Visiting a dying patient is nothing new to me. Seeing someone sick isn't either. Exposure to both over the past two years has slowly changed my perspective on life and love. I've been to more than a few weddings over the years, and at most of them the traditional vows are exchanged, almost a magic formula, the significance of which few, if any of those parties truly understand. I doubt many of those parties envision Mrs. Walmswood.
This woman is dying, but she has not been given a swift departure from the world. She is suffering from a very slowly progressive form of ALS, also known as Lou Gehrig's disease. And as her body's functions have been slowly taken from her, she has lost along the way the ability to inflect her voice, or speak at more than about 30 words per minute. Walking into her room for the first time, I was set on edge almost immediately. I tend to size up a person quickly, and my initial impression of this woman was that she was a bit mentally slow, and in general the typical obese diabetic with two or three psychiatric issues. As I got her history, I found that she has been suffering from her disease for over ten years.

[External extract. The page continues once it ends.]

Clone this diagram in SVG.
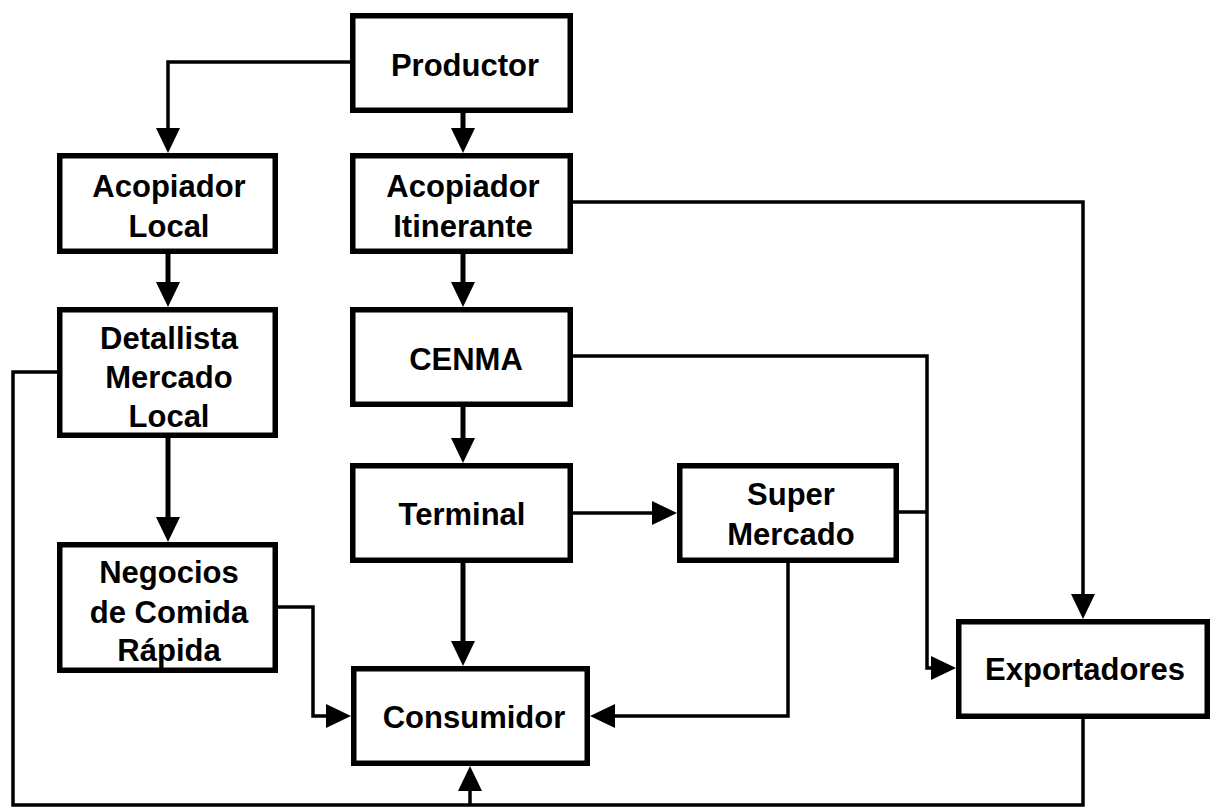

What struck me was the fact that her husband was in the room, and he was smiling and upbeat. Actually, more striking even than his presence and attitude was the discovery that this woman had been a teacher in a nursing school, a very highly functioning individual. And as I tried to get past the irritation I felt waiting for her to finish sentences, I discovered that preserved within her was a wry sense of humor and a still-facile mind.
I guess what awed me was the fact that this man had made a commitment to this woman, and even as sickness has taken most of what, to an outsider, is attractive, he has stayed with her, and I imagine most days manages to see within the decaying mortal remnants that soul he married not so many years ago. But I must wonder if he ever regrets his choices.

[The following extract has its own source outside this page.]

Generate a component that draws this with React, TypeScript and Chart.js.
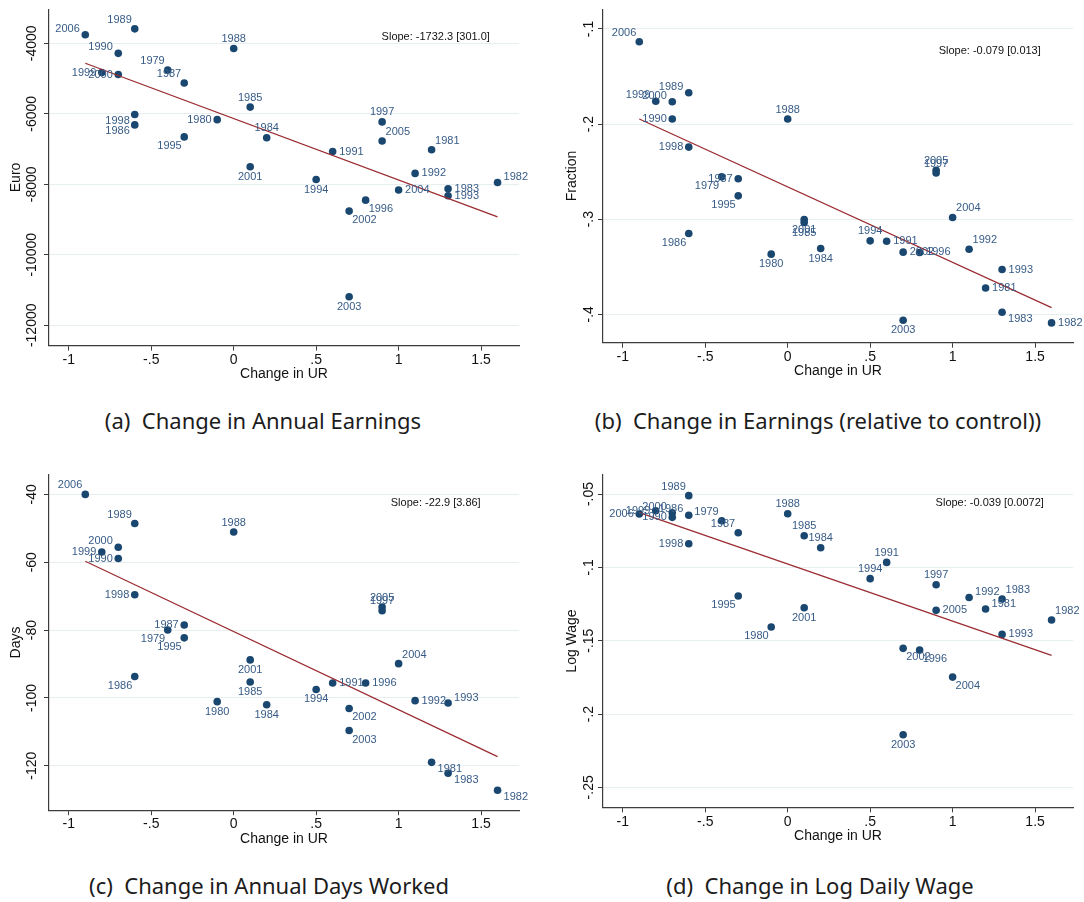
import React, { useEffect, useRef } from "react";
import { Chart, registerables } from "chart.js";

Chart.register(...registerables);

// ---------------- data ----------------
const years = [1979, 1980, 1981, 1982, 1983, 1984, 1985, 1986, 1987, 1988, 1989, 1990, 1991, 1992, 1993, 1994, 1995, 1996, 1997, 1998, 1999, 2000, 2001, 2002, 2003, 2004, 2005, 2006];
const urChange = [-0.4, -0.1, 1.2, 1.6, 1.3, 0.2, 0.1, -0.6, -0.3, 0.0, -0.6, -0.7, 0.6, 1.1, 1.3, 0.5, -0.3, 0.8, 0.9, -0.6, -0.8, -0.7, 0.1, 0.7, 0.7, 1.0, 0.9, -0.9];

const earningsEuro = [-4760, -6165, -7020, -7950, -8125, -6680, -5810, -6315, -5125, -4145, -3590, -4285, -7070, -7690, -8325, -7865, -6655, -8450, -6230, -6020, -4830, -4885, -7500, -8760, -11190, -8160, -6770, -3755];
const earningsFraction = [-0.2555, -0.3368, -0.3723, -0.4091, -0.3979, -0.3309, -0.3035, -0.315, -0.2575, -0.1947, -0.167, -0.1947, -0.3232, -0.3316, -0.353, -0.3228, -0.2755, -0.335, -0.2515, -0.2242, -0.176, -0.1765, -0.3004, -0.3347, -0.4063, -0.2982, -0.2485, -0.1134];
const daysWorked = [-80.0, -101.1, -119.0, -127.2, -122.2, -102.0, -95.3, -93.7, -78.5, -51.1, -48.6, -58.9, -95.6, -100.8, -101.5, -97.5, -82.3, -95.6, -74.3, -69.6, -57.0, -55.6, -88.8, -103.1, -109.6, -89.9, -73.2, -40.0];
const logWage = [-0.0682, -0.1407, -0.1284, -0.1359, -0.1216, -0.0866, -0.0784, -0.0645, -0.0764, -0.0634, -0.0511, -0.0659, -0.0966, -0.1205, -0.1457, -0.1077, -0.1195, -0.1564, -0.1118, -0.0839, -0.0614, -0.0627, -0.1275, -0.1552, -0.2141, -0.1748, -0.1293, -0.0636];

// fitted lines (endpoints at min / max change in UR)
const fitUR = [-0.9, 1.6];
const fitEarningsEuro = [-4565, -8925];
const fitEarningsFraction = [-0.1947, -0.393];
const fitDaysWorked = [-59.7, -117.3];
const fitLogWage = [-0.0627, -0.16];

// ticks
const xTicks = [-1, -0.5, 0, 0.5, 1, 1.5];
const xTickLabels = ["-1", "-.5", "0", ".5", "1", "1.5"];
const yTicksEuro = [-4000, -6000, -8000, -10000, -12000];
const yTickLabelsEuro = ["-4000", "-6000", "-8000", "-10000", "-12000"];
const yTicksFraction = [-0.1, -0.2, -0.3, -0.4];
const yTickLabelsFraction = ["-.1", "-.2", "-.3", "-.4"];
const yTicksDays = [-40, -60, -80, -100, -120];
const yTickLabelsDays = ["-40", "-60", "-80", "-100", "-120"];
const yTicksWage = [-0.05, -0.1, -0.15, -0.2, -0.25];
const yTickLabelsWage = ["-.05", "-.1", "-.15", "-.2", "-.25"];

// slope annotations
const slopeTexts = ["Slope: -1732.3 [301.0]", "Slope: -0.079 [0.013]", "Slope: -22.9 [3.86]", "Slope: -0.039 [0.0072]"];

// label clock positions (Stata style), year order
const labelPosA = [11, 9, 1, 2, 3, 12, 12, 8, 11, 12, 11, 10, 3, 3, 3, 6, 7, 5, 12, 8, 9, 9, 6, 5, 6, 3, 1, 10];
const labelPosB = [7, 6, 3, 3, 4, 6, 6, 7, 9, 12, 10, 9, 3, 1, 3, 12, 7, 3, 12, 9, 10, 10, 6, 3, 6, 1, 12, 11];
const labelPosC = [7, 6, 4, 4, 4, 6, 6, 7, 9, 12, 11, 9, 3, 3, 2, 6, 7, 3, 12, 9, 9, 10, 6, 5, 5, 1, 12, 11];
const labelPosD = [11, 7, 2, 1, 1, 12, 12, 10, 11, 12, 11, 9, 12, 2, 3, 12, 7, 5, 12, 9, 9, 10, 6, 5, 6, 5, 3, 9];

// ---------------- style ----------------
const FONT = '"Liberation Sans", Arial, Helvetica, sans-serif';
const DOT = "#1a476f";
const LABEL = "#375b86";
const FIT = "#9a2b31";
const AXIS = "#3c3c3c";
const GRID = "#e6eef0";
const SLOPE_X = 1.225;

const CLOCK: Record<number, [CanvasTextAlign, number, number]> = {
  12: ["center", 0, -9.5],
  1: ["left", 3.5, -9],
  2: ["left", 6, -5.5],
  3: ["left", 6.5, 0],
  4: ["left", 6, 6.5],
  5: ["left", 3, 9],
  6: ["center", 0, 10],
  7: ["right", -2.5, 9.3],
  8: ["right", -5, 6.5],
  9: ["right", -5.5, 0],
  10: ["right", -5.5, -6],
  11: ["right", -3, -9],
};

interface PanelCfg {
  left: number;
  top: number;
  chartTop: number;
  chartBottom: number;
  yMin: number;
  yMax: number;
  yTicks: number[];
  yTickLabels: string[];
  yTitle: string;
  values: number[];
  fit: number[];
  labelPos: number[];
  slope: string;
  slopeY: number;
  yLabelGap: number;
  yTitleGap: number;
  caption: string;
  captionCenterX: number;
  captionY: number;
}

const CW = 530;
const CH = 395;

const panels: PanelCfg[] = [
  {
    left: 0, top: 0, chartTop: 9.3, chartBottom: 345.6, yMin: -12576, yMax: -3035,
    yTicks: yTicksEuro, yTickLabels: yTickLabelsEuro, yTitle: "Euro",
    values: earningsEuro, fit: fitEarningsEuro, labelPos: labelPosA,
    slope: slopeTexts[0], slopeY: -3821, yLabelGap: 16.5, yTitleGap: 32.5,
    caption: "(a)  Change in Annual Earnings", captionCenterX: 263, captionY: 420,
  },
  {
    left: 554, top: 0, chartTop: 9.3, chartBottom: 342.7, yMin: -0.4299, yMax: -0.0793,
    yTicks: yTicksFraction, yTickLabels: yTickLabelsFraction, yTitle: "Fraction",
    values: earningsFraction, fit: fitEarningsFraction, labelPos: labelPosB,
    slope: slopeTexts[1], slopeY: -0.1228, yLabelGap: 14, yTitleGap: 31.3,
    caption: "(b)  Change in Earnings (relative to control))", captionCenterX: 818, captionY: 420,
  },
  {
    left: 0, top: 465, chartTop: 9.7, chartBottom: 345.2, yMin: -133.1, yMax: -34.2,
    yTicks: yTicksDays, yTickLabels: yTickLabelsDays, yTitle: "Days",
    values: daysWorked, fit: fitDaysWorked, labelPos: labelPosC,
    slope: slopeTexts[2], slopeY: -42.6, yLabelGap: 16.5, yTitleGap: 32.6,
    caption: "(c)  Change in Annual Days Worked", captionCenterX: 269, captionY: 885,
  },
  {
    left: 554, top: 465, chartTop: 9.7, chartBottom: 342.3, yMin: -0.2636, yMax: -0.0368,
    yTicks: yTicksWage, yTickLabels: yTickLabelsWage, yTitle: "Log Wage",
    values: logWage, fit: fitLogWage, labelPos: labelPosD,
    slope: slopeTexts[3], slopeY: -0.0561, yLabelGap: 14.3, yTitleGap: 31.3,
    caption: "(d)  Change in Log Daily Wage", captionCenterX: 820, captionY: 885,
  },
];

function makeTextPlugin(cfg: PanelCfg) {
  return {
    id: "panelText",
    afterDatasetsDraw(chart: any) {
      const ctx: CanvasRenderingContext2D = chart.ctx;
      const xs = chart.scales.x;
      const ys = chart.scales.y;
      const area = chart.chartArea;
      ctx.save();
      // point labels
      ctx.font = `11px ${FONT}`;
      ctx.fillStyle = LABEL;
      ctx.textBaseline = "middle";
      years.forEach((yr, i) => {
        const px = xs.getPixelForValue(urChange[i]);
        const py = ys.getPixelForValue(cfg.values[i]);
        const [align, dx, dy] = CLOCK[cfg.labelPos[i]];
        ctx.textAlign = align;
        ctx.fillText(String(yr), px + dx, py + dy);
      });
      // slope text
      ctx.fillStyle = "#111";
      ctx.textAlign = "center";
      ctx.fillText(cfg.slope, xs.getPixelForValue(SLOPE_X), ys.getPixelForValue(cfg.slopeY));
      // y tick labels (rotated)
      ctx.font = `14px ${FONT}`;
      cfg.yTicks.forEach((v, i) => {
        const py = ys.getPixelForValue(v);
        ctx.save();
        ctx.translate(area.left - cfg.yLabelGap, py);
        ctx.rotate(-Math.PI / 2);
        ctx.textAlign = "center";
        ctx.fillText(cfg.yTickLabels[i], 0, 0);
        ctx.restore();
      });
      // y title
      ctx.save();
      ctx.translate(area.left - cfg.yTitleGap, (area.top + area.bottom) / 2);
      ctx.rotate(-Math.PI / 2);
      ctx.textAlign = "center";
      ctx.fillText(cfg.yTitle, 0, 0);
      ctx.restore();
      // x title
      ctx.textAlign = "center";
      ctx.fillText("Change in UR", (area.left + area.right) / 2, area.bottom + 28.5);
      ctx.restore();
    },
  };
}

function Panel({ cfg }: { cfg: PanelCfg }) {
  const ref = useRef<HTMLCanvasElement>(null);
  useEffect(() => {
    const canvas = ref.current;
    if (!canvas) return;
    const points = urChange.map((x, i) => ({ x, y: cfg.values[i] }));
    const fitPts = fitUR.map((x, i) => ({ x, y: cfg.fit[i] }));
    const chart = new Chart(canvas, {
      type: "scatter",
      data: {
        datasets: [
          {
            type: "line",
            data: fitPts,
            borderColor: FIT,
            borderWidth: 1.2,
            pointRadius: 0,
            fill: false,
            order: 0,
          } as any,
          {
            type: "scatter",
            data: points,
            backgroundColor: DOT,
            borderColor: DOT,
            borderWidth: 0,
            pointRadius: 3.8,
            order: 1,
          } as any,
        ],
      },
      options: {
        responsive: false,
        animation: false,
        devicePixelRatio: 1,
        layout: { padding: { left: 0, top: cfg.chartTop, right: CW - 519, bottom: 0 } },
        plugins: { legend: { display: false }, tooltip: { enabled: false } },
        scales: {
          x: {
            type: "linear",
            min: -1.12,
            max: 1.73,
            afterBuildTicks: (s: any) => {
              s.ticks = xTicks.map((v) => ({ value: v }));
            },
            afterFit: (s: any) => {
              s.height = CH - cfg.chartBottom;
            },
            ticks: {
              autoSkip: false,
              maxRotation: 0,
              minRotation: 0,
              padding: 1,
              color: "#111",
              font: { family: FONT, size: 14 },
              callback: (_v: any, i: number) => xTickLabels[i],
            },
            grid: {
              drawOnChartArea: false,
              drawTicks: true,
              tickLength: 5,
              color: AXIS,
              tickColor: AXIS,
              tickWidth: 1,
            },
            border: { display: true, color: AXIS, width: 1.2 },
          },
          y: {
            type: "linear",
            min: cfg.yMin,
            max: cfg.yMax,
            afterBuildTicks: (s: any) => {
              s.ticks = cfg.yTicks.map((v) => ({ value: v }));
            },
            afterFit: (s: any) => {
              s.width = 49;
            },
            ticks: { display: false },
            grid: {
              color: GRID,
              lineWidth: 1,
              drawTicks: true,
              tickLength: 5,
              tickColor: AXIS,
              tickWidth: 1,
            },
            border: { display: true, color: AXIS, width: 1.2 },
          },
        },
      } as any,
      plugins: [makeTextPlugin(cfg)],
    });
    return () => chart.destroy();
  }, [cfg]);

  return (
    <>
      <canvas
        ref={ref}
        width={CW}
        height={CH}
        style={{ position: "absolute", left: cfg.left, top: cfg.top, width: CW, height: CH }}
      />
      <div
        style={{
          position: "absolute",
          left: cfg.captionCenterX - 270,
          width: 540,
          top: cfg.captionY - 15,
          height: 30,
          lineHeight: "30px",
          textAlign: "center",
          whiteSpace: "pre",
          fontFamily: '"Noto Sans", "Open Sans", sans-serif',
          fontSize: 22,
          color: "#1c1c1c",
        }}
      >
        {cfg.caption}
      </div>
    </>
  );
}

export default function App() {
  return (
    <div
      style={{
        position: "absolute",
        left: 0,
        top: 0,
        width: 1084,
        height: 902,
        overflow: "hidden",
        background: "#ffffff",
      }}
    >
      {panels.map((p, i) => (
        <Panel key={i} cfg={p} />
      ))}
    </div>
  );
}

In faith, I do not love thee with mine eyes,
For they in thee a thousand errors note;
But 'tis my heart that loves what they despise,
Who in despite of view is pleased to dote.
I don't doubt the ability of humans to make and keep promises. But the single guy in me questions the utility, marvels at the commitment, and ponders the components of those promises. Just as I wouldn't want to end up a patient on a medicine ward, I especially wouldn't want to have my wife (should I ever have one) end up a patient on one. It almost seems that it would be more worthwhile to live singly than live with that pain. I respect the strength I see in my patient's families, but I wonder if I even possess the ability to have that kind of commitment. Judging from success rate of marriage in this country, I think many of my fellow citizens suffer from the same weakness.
On me can Time no happier state bestow
Than to be left unconscious of the woe.
Ah then, lest you awaken me, speak low.